I laughed a little at that. Actually, that was the problem with my latest novel I was trying to solve. I'd been keeping dad up to date with the story as I wrote it, but with a tough plot problem and what happened to Annie I was kinda stuck. The protagonist was in love with the girl at the ranch next to his, but he had just found evidence that her dad was rustling cattle all over the basin, including his. I needed to make some progress, because I'd been avoiding calls from my agent. I had a lot riding on the success of, "Death Rides the Range." Mostly, it was I wanted to do more work like this but I had to do a good job on the one in hand first.
"You are right, Dad. That sounds like a great idea. I'll call and see if they have something available, and maybe take off tomorrow."
I called and was pleased to find that they had a small one available. They had sizes from sleeping over twenty to sleeping eight. In reality, it was just a one bedroom with beds that pull out, and a kitchen/living area. It would do fine for one person. I'd find a quiet cove and stay there for a week, taking my boat out to find some good fishing holes.
I left early the next morning, knowing that it would only take me five or six hours, even stopping off for breakfast at a great place just east of Red Bluff (the other great breakfast place—we're talking world-class—is in what passes for downtown Yreka, about twenty miles below the Oregon Border on I-5).

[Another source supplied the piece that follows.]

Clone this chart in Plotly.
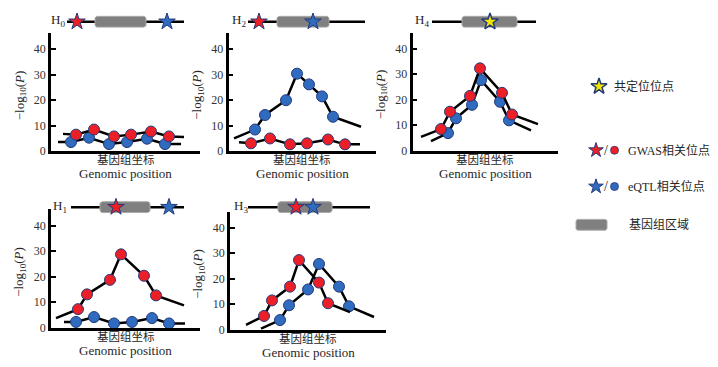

I pulled into the marina around noon and was on my way just before one. I'd stocked up at a Safeway in Redding with everything I'd need. I took it slow towards the east on the Pit River arm of the huge lake ... it has a surface area of about thirty-thousand acres. About six I turned off to a side arm that cut off to the south, where a small creek flowed into the lake. It was a place I knew well and as expected, there was no one there. I got the houseboat anchored and everything set up, and then made a light dinner.